### Written request
Only the pictures are omitted; repeat all other data exactly.

◆ ◆ ◆ ◆

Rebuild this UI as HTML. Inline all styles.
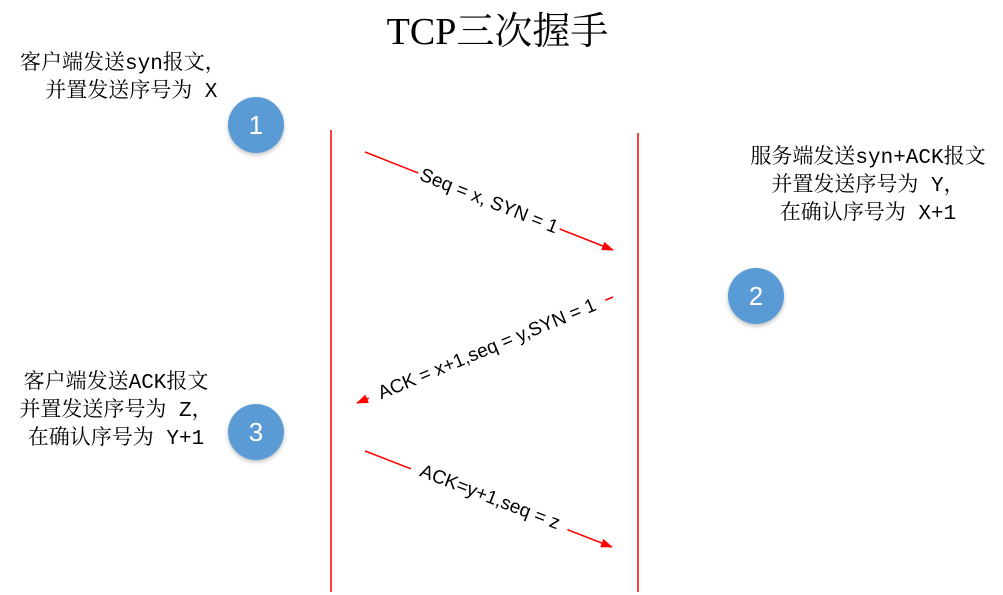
<!DOCTYPE html>
<html><head><meta charset="utf-8"><style>
body{margin:0;width:1003px;height:595px;background:#fff;overflow:hidden;position:relative}
.t{position:absolute;font-family:"Liberation Mono","Noto Serif CJK SC",serif;font-size:21px;color:#000;line-height:28px;white-space:pre;text-align:center}
.c{position:absolute;width:56px;height:56px;border-radius:50%;background:#5b9bd5;color:#fff;font:26px "Liberation Sans",sans-serif;line-height:56px;text-align:center;box-shadow:0 2px 4px rgba(0,0,0,.25)}
</style></head><body>
<div class="t" style="left:0;width:995px;top:8px;font-family:'Liberation Serif','Noto Serif CJK SC',serif;font-size:38px;line-height:48px">TCP三次握手</div>
<div class="t" style="left:20px;width:220px;top:51px;text-align:left">客户端发送syn报文，
  并置发送序号为 X</div>
<div class="t" style="left:740px;width:256px;top:145px">服务端发送syn+ACK报文
并置发送序号为 Y，
在确认序号为 X+1</div>
<div class="t" style="left:8px;width:216px;top:370px">客户端发送ACK报文
并置发送序号为 Z，
在确认序号为 Y+1</div>
<div class="c" style="left:228px;top:97px">1</div>
<div class="c" style="left:728px;top:268px">2</div>
<div class="c" style="left:228px;top:404px">3</div>
<svg width="1003" height="595" style="position:absolute;left:0;top:0">
<defs><marker id="a" markerWidth="12" markerHeight="9" refX="11" refY="4.5" orient="auto" markerUnits="userSpaceOnUse"><path d="M0,0L12,4.5L0,9z" fill="red"/></marker></defs>
<g stroke="red" stroke-width="1.5">
<line x1="331" y1="130" x2="331" y2="592"/>
<line x1="638" y1="133" x2="638" y2="592"/>
<line x1="365" y1="152" x2="613" y2="250" marker-end="url(#a)"/>
<line x1="613" y1="297" x2="357" y2="403" marker-end="url(#a)"/>
<line x1="365" y1="451" x2="612" y2="547" marker-end="url(#a)"/>
</g>
<g font-family="Liberation Sans,DejaVu Sans,sans-serif" font-size="19" text-anchor="middle">
<g transform="translate(489,201) rotate(21.6)"><rect x="-76" y="-14" width="152" height="26" fill="#fff"/><text y="6">Seq = x, SYN = 1</text></g>
<g transform="translate(487,349) rotate(-22.5)"><rect x="-128" y="-14" width="256" height="26" fill="#fff"/><text y="6">ACK = x+1,seq = y,SYN = 1</text></g>
<g transform="translate(490,497) rotate(21.2)"><rect x="-84" y="-14" width="168" height="26" fill="#fff"/><text y="6">ACK=y+1,seq = z</text></g>
</g>
</svg>
</body></html>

◆ ◆ ◆ ◆

### Result of the exercise
Rebuild this UI as HTML. Inline all styles.
<!DOCTYPE html>
<html><head><meta charset="utf-8"><style>
body{margin:0;width:1003px;height:595px;background:#fff;overflow:hidden;position:relative}
.t{position:absolute;font-family:"Liberation Mono","Noto Serif CJK SC",serif;font-size:21px;color:#000;line-height:28px;white-space:pre;text-align:center}
.c{position:absolute;width:56px;height:56px;border-radius:50%;background:#5b9bd5;color:#fff;font:26px "Liberation Sans",sans-serif;line-height:56px;text-align:center;box-shadow:0 2px 4px rgba(0,0,0,.25)}
</style></head><body>
<div class="t" style="left:0;width:995px;top:8px;font-family:'Liberation Serif','Noto Serif CJK SC',serif;font-size:38px;line-height:48px">TCP三次握手</div>
<div class="t" style="left:20px;width:220px;top:51px;text-align:left">客户端发送syn报文，
  并置发送序号为 X</div>
<div class="t" style="left:740px;width:256px;top:145px">服务端发送syn+ACK报文
并置发送序号为 Y，
在确认序号为 X+1</div>
<div class="t" style="left:8px;width:216px;top:370px">客户端发送ACK报文
并置发送序号为 Z，
在确认序号为 Y+1</div>
<div class="c" style="left:228px;top:97px">1</div>
<div class="c" style="left:728px;top:268px">2</div>
<div class="c" style="left:228px;top:404px">3</div>
<svg width="1003" height="595" style="position:absolute;left:0;top:0">
<defs><marker id="a" markerWidth="12" markerHeight="9" refX="11" refY="4.5" orient="auto" markerUnits="userSpaceOnUse"><path d="M0,0L12,4.5L0,9z" fill="red"/></marker></defs>
<g stroke="red" stroke-width="1.5">
<line x1="331" y1="130" x2="331" y2="592"/>
<line x1="638" y1="133" x2="638" y2="592"/>
<line x1="365" y1="152" x2="613" y2="250" marker-end="url(#a)"/>
<line x1="613" y1="297" x2="357" y2="403" marker-end="url(#a)"/>
<line x1="365" y1="451" x2="612" y2="547" marker-end="url(#a)"/>
</g>
<g font-family="Liberation Sans,DejaVu Sans,sans-serif" font-size="19" text-anchor="middle">
<g transform="translate(489,201) rotate(21.6)"><rect x="-76" y="-14" width="152" height="26" fill="#fff"/><text y="6">Seq = x, SYN = 1</text></g>
<g transform="translate(487,349) rotate(-22.5)"><rect x="-128" y="-14" width="256" height="26" fill="#fff"/><text y="6">ACK = x+1,seq = y,SYN = 1</text></g>
<g transform="translate(490,497) rotate(21.2)"><rect x="-84" y="-14" width="168" height="26" fill="#fff"/><text y="6">ACK=y+1,seq = z</text></g>
</g>
</svg>
</body></html>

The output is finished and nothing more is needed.